If the pandemic was not challenging enough for seafarers, owed wages just compounded the predicament for the 21-member crew of MT Golden Nori, a Panama-flagged ship, who found that they have not been paid wages since June 2020. A negative response from the Shipowner spurred the affected crew to contact the International Transport Workers’ Federation for help in claiming back their unpaid wages.
On arrival into Singapore waters in October 2020, the vessel was arrested by the Court due to the Shipowner allegedly owing nearly US$500,000 worth of debts to some 20 creditors based in South Korea. After seeking advice from SMOU on what to do next, the crew sought legal action, with the assistance of local maritime unions, manning agencies, and law firm Gurbani & Co to file their wage claim.
The crew felt increasingly anxious and worried about their families back home. With increasing cases of COVID-19 infection back in their home countries, many of them longed to return home as soon as possible to be there for their loved ones. SMOU assured the crew members that the local maritime unions and lawyers are working on facilitating their wage claims and repatriation process.
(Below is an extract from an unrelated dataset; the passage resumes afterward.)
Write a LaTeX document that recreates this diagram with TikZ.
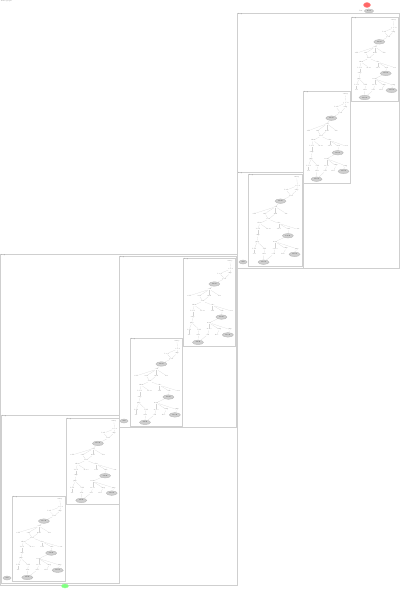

The Court finally passed the judgment in February 2021 to have the vessel sold via auction. The process of signing off some of the crew finally began in March 2021, where 7 crew members from the Philippines and Vietnam were repatriated home safely with help from the law firm and Sheriff agency.
To the relief and joy of the remaining crew onboard, the sale of the vessel was officially finalised on 7 May 2021. The rest of the crew got to sign off the next day and stayed at dedicated holding facilities while awaiting their flights back home. The crew members of MT Golden Nori were very appreciative of the support from SMOU in this time of need. This is what the union is about, living out its mission in championing the interests and welfare of seafarers, while adding value to the maritime community and beyond.